# Obstkiste grafisch ausschmücken



## ADIT (26. August 2009)

WICHTIG


Seit gegrüßt!
Und zwar hab ich folgendes Problem wo ich umbedignt mal eure Ideen brauche.

Bei mir in der Firma gibts es jetzt täglich heimisches Kernobst für die Mitarbeiter. Ab und zu sind da aber auch Bannen dabei ;D
Mein Chef hat dafür extra von unserer Haustechnik eine Kiste bauen lasen, die ungefähr so wie im Bild aussieht.

http://img90.imageshack.us/img90/7862/erklrungobstkiste.jpg

Auf der Kiste befindet sich ein Plexiglasscheibe, die der Mitarbeiter dann immer hochmacht und sich sein Obst raus nimmt.
Die Kiste sieht jetzt ein bissl nackt aus und da mein Chef weiß das ich nebenbei gerne Grafikzeugs mache hat er mir den Auftrag gegeben ein Bild o. Text 
für die Scheibe zu entwerfen.

Ich hab allerdigns keine Ideen - brauche aber welche bis diesen Freitag den 28.8.09

Lasst mal eure Fantasie freien Lauf und postet mal bissl was, bitte!
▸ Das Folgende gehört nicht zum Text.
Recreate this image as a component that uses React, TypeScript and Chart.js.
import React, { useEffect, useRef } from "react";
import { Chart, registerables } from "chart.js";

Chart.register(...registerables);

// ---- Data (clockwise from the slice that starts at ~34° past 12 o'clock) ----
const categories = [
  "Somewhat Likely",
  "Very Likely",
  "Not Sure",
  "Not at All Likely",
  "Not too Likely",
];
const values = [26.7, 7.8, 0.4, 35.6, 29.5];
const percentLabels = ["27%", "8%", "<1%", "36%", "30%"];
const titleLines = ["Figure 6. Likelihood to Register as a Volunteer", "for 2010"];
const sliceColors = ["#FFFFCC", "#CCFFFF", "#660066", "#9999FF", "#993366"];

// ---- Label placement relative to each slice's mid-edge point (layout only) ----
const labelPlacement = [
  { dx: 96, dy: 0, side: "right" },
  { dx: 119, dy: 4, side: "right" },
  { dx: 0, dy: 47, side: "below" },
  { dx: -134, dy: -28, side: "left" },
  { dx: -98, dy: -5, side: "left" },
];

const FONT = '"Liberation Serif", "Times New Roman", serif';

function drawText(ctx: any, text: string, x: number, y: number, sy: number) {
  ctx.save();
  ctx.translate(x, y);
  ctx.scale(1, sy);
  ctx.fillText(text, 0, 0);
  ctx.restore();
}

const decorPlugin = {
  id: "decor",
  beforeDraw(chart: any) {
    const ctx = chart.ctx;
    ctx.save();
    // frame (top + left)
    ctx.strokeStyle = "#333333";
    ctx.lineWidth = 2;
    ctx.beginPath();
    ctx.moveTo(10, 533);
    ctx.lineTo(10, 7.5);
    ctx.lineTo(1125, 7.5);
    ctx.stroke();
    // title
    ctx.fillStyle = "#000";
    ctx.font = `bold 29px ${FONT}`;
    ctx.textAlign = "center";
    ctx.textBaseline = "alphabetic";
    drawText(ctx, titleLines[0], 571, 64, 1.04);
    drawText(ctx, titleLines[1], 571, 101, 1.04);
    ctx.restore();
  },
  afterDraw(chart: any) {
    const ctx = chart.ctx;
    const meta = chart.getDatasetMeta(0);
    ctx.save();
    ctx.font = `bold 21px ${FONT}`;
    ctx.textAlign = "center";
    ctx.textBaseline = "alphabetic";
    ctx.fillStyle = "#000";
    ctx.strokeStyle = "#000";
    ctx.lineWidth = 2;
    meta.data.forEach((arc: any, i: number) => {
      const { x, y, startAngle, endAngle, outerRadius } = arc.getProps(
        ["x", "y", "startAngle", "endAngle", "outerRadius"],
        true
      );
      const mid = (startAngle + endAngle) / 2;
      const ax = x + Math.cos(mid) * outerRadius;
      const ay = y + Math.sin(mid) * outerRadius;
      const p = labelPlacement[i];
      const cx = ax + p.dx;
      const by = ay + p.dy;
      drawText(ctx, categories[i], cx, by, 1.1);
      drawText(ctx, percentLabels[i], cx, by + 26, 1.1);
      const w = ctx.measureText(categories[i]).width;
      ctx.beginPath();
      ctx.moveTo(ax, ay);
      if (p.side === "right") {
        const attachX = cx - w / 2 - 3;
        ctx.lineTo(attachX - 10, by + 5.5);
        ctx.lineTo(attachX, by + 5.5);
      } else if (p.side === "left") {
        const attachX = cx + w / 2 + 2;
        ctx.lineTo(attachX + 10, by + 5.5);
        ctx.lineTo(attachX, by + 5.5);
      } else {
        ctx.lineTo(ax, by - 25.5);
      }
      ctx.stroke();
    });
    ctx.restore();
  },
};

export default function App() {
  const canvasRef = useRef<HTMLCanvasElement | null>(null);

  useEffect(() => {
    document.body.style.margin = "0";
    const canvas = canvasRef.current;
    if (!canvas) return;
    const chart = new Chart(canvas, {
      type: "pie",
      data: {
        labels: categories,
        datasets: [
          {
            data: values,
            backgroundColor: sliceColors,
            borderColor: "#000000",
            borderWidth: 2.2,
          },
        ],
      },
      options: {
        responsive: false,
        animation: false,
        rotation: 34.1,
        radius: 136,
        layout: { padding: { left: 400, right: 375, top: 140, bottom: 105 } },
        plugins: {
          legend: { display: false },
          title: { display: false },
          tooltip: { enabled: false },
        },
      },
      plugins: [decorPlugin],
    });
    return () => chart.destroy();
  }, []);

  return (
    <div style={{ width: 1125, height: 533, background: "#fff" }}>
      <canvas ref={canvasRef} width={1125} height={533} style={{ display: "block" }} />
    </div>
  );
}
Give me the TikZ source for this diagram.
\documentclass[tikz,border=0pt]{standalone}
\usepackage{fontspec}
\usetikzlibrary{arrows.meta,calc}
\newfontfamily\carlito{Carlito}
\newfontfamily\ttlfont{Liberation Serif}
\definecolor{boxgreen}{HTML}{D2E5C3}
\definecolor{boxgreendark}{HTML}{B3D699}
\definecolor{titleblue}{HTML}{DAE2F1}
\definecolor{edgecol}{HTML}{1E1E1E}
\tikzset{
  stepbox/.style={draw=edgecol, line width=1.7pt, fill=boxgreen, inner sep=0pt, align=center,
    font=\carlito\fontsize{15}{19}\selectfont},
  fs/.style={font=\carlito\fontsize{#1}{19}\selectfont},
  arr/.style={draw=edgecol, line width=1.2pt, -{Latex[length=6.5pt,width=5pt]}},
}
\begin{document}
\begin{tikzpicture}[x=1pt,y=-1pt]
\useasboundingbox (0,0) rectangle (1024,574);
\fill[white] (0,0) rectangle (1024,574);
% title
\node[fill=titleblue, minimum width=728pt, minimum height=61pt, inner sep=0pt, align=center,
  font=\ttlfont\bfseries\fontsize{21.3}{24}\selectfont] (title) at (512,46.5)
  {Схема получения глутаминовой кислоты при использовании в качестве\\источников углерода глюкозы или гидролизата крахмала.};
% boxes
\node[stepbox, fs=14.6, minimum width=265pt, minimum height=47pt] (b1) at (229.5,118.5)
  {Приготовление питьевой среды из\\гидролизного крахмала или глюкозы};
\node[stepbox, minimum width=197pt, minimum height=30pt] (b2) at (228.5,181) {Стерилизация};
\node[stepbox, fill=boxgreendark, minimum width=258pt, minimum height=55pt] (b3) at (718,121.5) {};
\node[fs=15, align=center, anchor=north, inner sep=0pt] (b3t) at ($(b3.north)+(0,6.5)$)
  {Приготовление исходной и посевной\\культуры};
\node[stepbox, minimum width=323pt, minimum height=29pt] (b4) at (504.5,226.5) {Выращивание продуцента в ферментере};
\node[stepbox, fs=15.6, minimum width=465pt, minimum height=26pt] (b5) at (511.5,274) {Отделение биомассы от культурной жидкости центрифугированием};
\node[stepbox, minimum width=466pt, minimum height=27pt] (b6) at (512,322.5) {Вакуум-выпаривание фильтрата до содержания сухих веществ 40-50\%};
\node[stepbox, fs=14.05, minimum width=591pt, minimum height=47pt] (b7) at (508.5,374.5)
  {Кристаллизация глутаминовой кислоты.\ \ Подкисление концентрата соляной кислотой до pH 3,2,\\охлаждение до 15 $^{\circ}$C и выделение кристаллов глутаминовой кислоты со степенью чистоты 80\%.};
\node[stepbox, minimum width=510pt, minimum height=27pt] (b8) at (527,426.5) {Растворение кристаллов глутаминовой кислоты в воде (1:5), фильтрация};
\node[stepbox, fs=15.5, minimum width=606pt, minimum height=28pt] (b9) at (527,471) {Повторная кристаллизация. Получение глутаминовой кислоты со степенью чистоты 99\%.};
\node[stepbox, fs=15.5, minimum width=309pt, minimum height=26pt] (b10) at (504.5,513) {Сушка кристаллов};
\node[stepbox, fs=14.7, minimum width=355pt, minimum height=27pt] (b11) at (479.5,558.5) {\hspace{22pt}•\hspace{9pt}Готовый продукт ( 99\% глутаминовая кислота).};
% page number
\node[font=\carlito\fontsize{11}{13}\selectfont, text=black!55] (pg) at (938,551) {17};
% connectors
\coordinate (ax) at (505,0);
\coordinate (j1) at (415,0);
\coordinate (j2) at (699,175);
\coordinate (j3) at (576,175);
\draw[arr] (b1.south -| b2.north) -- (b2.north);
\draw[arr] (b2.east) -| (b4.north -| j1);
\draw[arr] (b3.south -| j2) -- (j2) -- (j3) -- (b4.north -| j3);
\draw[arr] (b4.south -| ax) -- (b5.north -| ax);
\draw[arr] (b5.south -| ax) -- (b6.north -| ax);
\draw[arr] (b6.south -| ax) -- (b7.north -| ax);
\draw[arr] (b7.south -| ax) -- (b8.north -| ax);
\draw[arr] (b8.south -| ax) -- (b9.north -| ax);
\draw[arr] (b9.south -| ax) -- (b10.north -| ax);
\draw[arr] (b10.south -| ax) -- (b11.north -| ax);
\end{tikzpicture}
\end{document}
schon einmal danke im vorraus

mfg

adit


----------



## ink (26. August 2009)

Da es sich hier um eine Frage zur Ideenfindung handelt, hab ichs in die Creative Lounge verschoben.
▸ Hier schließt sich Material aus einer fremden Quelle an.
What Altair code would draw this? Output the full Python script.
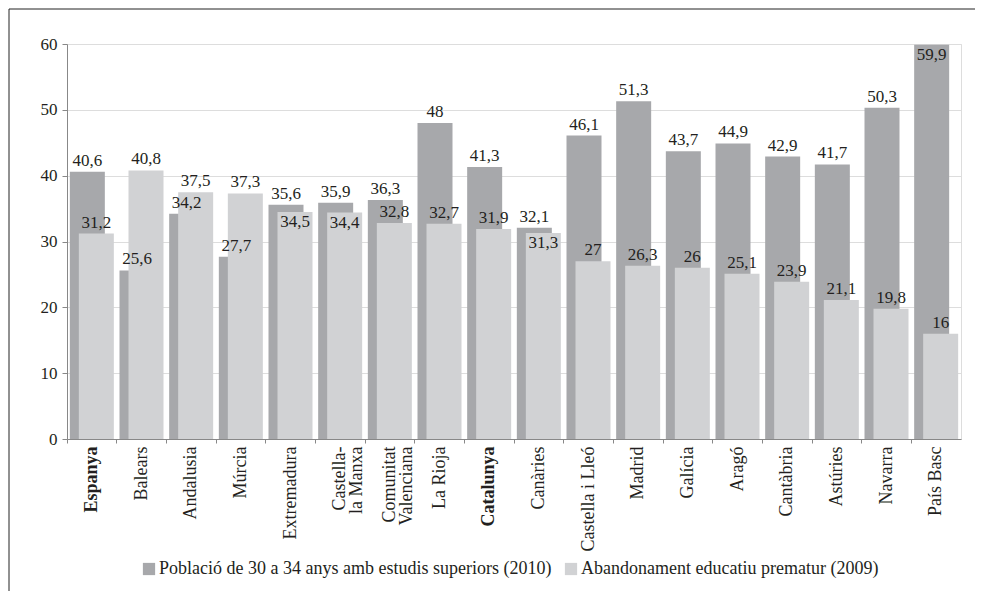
import altair as alt
import pandas as pd

categories = ["Espanya", "Balears", "Andalusia", "Múrcia", "Extremadura",
              "Castella-|la Manxa", "Comunitat|Valenciana", "La Rioja", "Catalunya",
              "Canàries", "Castella i Lleó", "Madrid", "Galícia", "Aragó",
              "Cantàbria", "Astúries", "Navarra", "País Basc"]
superiors = [40.6, 25.6, 34.2, 27.7, 35.6, 35.9, 36.3, 48, 41.3, 32.1,
             46.1, 51.3, 43.7, 44.9, 42.9, 41.7, 50.3, 59.9]
abandonament = [31.2, 40.8, 37.5, 37.3, 34.5, 34.4, 32.8, 32.7, 31.9, 31.3,
                27, 26.3, 26, 25.1, 23.9, 21.1, 19.8, 16]
series_names = ["Població de 30 a 34 anys amb estudis superiors (2010)",
                "Abandonament educatiu prematur (2009)"]
bold_labels = ["Espanya", "Catalunya"]
# labels drawn just inside the top of their bar instead of above it
inside_dark = ["País Basc"]
inside_light = ["Extremadura", "Castella-|la Manxa", "Canàries"]

rows = []
for i, c in enumerate(categories):
    rows.append({"cat": c, "series": series_names[0], "v": superiors[i],
                 "inside": c in inside_dark})
    rows.append({"cat": c, "series": series_names[1], "v": abandonament[i],
                 "inside": c in inside_light})
df = pd.DataFrame(rows)

FONT = "Liberation Serif"
DARK = "#a7a8ab"
LIGHT = "#d1d2d4"
TXT = "#231f20"

base = alt.Chart(df).transform_calculate(
    lab="replace(toString(datum.v), '.', ',')"
)

bold_expr = " || ".join([f"datum.value == '{b}'" for b in bold_labels])

x = alt.X("cat:N", sort=categories, title=None,
          scale=alt.Scale(paddingInner=0, paddingOuter=0),
          axis=alt.Axis(labelAngle=-90, labelAlign="right", labelBaseline="middle",
                        labelExpr="split(datum.label, '|')",
                        labelFont=FONT, labelFontSize=18, labelColor=TXT,
                        labelFontWeight=alt.expr(f"({bold_expr}) ? 'bold' : 'normal'"),
                        bandPosition=0, tickSize=4,
                        labelPadding=3, labelLineHeight=17))
y = alt.Y("v:Q", title=None,
          scale=alt.Scale(domain=[0, 60], nice=False),
          axis=alt.Axis(values=[0, 10, 20, 30, 40, 50, 60], tickSize=5,
                        labelFont=FONT, labelFontSize=17, labelColor=TXT,
                        labelPadding=5, grid=True))
color = alt.Color("series:N",
                  scale=alt.Scale(domain=series_names, range=[DARK, LIGHT]),
                  legend=alt.Legend(title=None, orient="none", legendX=73, legendY=516,
                                    direction="horizontal", symbolType="square",
                                    symbolSize=150, symbolStrokeWidth=0,
                                    labelFont=FONT, labelFontSize=18, labelColor=TXT,
                                    labelOffset=1, columnPadding=10, labelLimit=700))

dark_bars = base.transform_filter(alt.datum.series == series_names[0]).mark_bar(
    width=35, xOffset=-4.5).encode(x=x, y=y, color=color)
light_bars = base.transform_filter(alt.datum.series == series_names[1]).mark_bar(
    width=35, xOffset=4.5).encode(x=x, y=y, color=color)

def labels(idx, off, inside):
    flt = (alt.datum.series == series_names[idx]) & (alt.datum.inside == inside)
    return base.transform_filter(flt).mark_text(
        xOffset=off, baseline="top" if inside else "bottom",
        dy=2 if inside else -2, font=FONT, fontSize=17, color=TXT
    ).encode(x=alt.X("cat:N", sort=categories), y="v:Q", text="lab:N")

frame_data = alt.Data(values=[{"a": 1}])
frame_left = alt.Chart(frame_data).mark_rule(color="#222", strokeWidth=1).encode(
    x=alt.value(-58), y=alt.value(-35), y2=alt.value(547))
frame_top = alt.Chart(frame_data).mark_rule(color="#222", strokeWidth=1).encode(
    x=alt.value(-58), x2=alt.value(908), y=alt.value(-35))

chart = alt.layer(
    dark_bars, light_bars,
    labels(0, -4.5, False), labels(0, -4.5, True),
    labels(1, 4.5, False), labels(1, 4.5, True),
    frame_left, frame_top
).properties(width=894, height=395, padding=0).configure_view(
    stroke="#444", strokeWidth=1
).configure_axis(
    domainColor="#444", tickColor="#444", gridColor="#cfcfcf", gridWidth=1.5
).configure(background="white")

chart.save("out.html", embed_options={"renderer": "svg", "actions": False})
Mit welcher Technik soll die Scheibe denn gestaltet werden?
Ich nehme mal stark an dass sie beklebt wird, da musst du auf Illustrator, Inkscape oder CorelDraw (wie ungern ich es nenne) zurückgreifen.
Die Folie wird beim Werbetechniker geplottet und dafür braucht er echte Pfade, wofür sich PS nur sehr eingeschränkt eignet.
Ebenso würde es Sinn ergeben die Beklebung einfarbig zu halten (zB gün als Komplementärkontrast), was sich hinterher auch auf den Preis auswirkt.

Da die Mitarbeiter sicher auch noch sehen sollen was drin ist, wird es besser sein nur den Rand zu bekleben und was eignet sich da mehr als stilisierte Äste mit Blättern?
Nur so ne Idee.

Und btw: Das WICHTIG kannst du dir das nächste mal sparen!

mfg


----------



## Leola13 (26. August 2009)

Hai,

falls sich das Ganze auf eine einmalige Aktion beschränken soll, kannst du ggf. abweichend von inks Vorschlägen, mit PS arbeiten und das "Bild" normal, farbig ausdrucken, laminieren und dann aufkleben.

Da ink schon die Äste erwähnt hat, nimm doch einen Baum und bastel die verschiedenen Früchte daran.

Ciao STefan


----------



## ADIT (26. August 2009)

Unsere Küche is bissl auf italienisch eingerichtet /zb. rote Fliesen auf dem Boden)
 und die box steht auf einer grieschiche säule

gibts noch schöne Ideen? 

soll halt bissl edel aussehen und verschnirkelt


----------



## ink (26. August 2009)

Wenns auf griechischen Säulen in einer italienischen Küche steht, würd ich zur chinesischen Bildsprache greifen.


----------



## smileyml (26. August 2009)

Bei solchem Ausstattungs-wirrwarr würde ich eher einen witzigen Spruch oder eine lustige Grafik drauf machen.


----------



## ADIT (26. August 2009)

@ smileyml und was  ;D
@ hast da bild vor augen ?


----------



## smileyml (26. August 2009)

Ui, hier ist aber jemand unkreativ heute!
Vielleicht ein Wortspiel mit den Äpfel oder dem Obstkorb - womöglich ist es auch Fallobst oder man wandelt eine Redewendung einfach etwas ab - oder ein Wortspiel mit der ...kiste.
Es kommt einfach etwas auf den Humor der Kollegen an oder auch das Umfeld bzw. das Betätigungsfeld/Berufszweig mit dem man spielen könnte.


----------



## ADIT (26. August 2009)

Ist ein Großhandel für Medikamente
ich bin dort Lagerrist
Altersdurschnitt 50-60Jahre ca. 120mitarbeiter


----------



## Firedog (2. Oktober 2009)

Die Idee ist auf jeden Fall schonmal super!
Das muss man dann halt mit Humor nehmen .


----------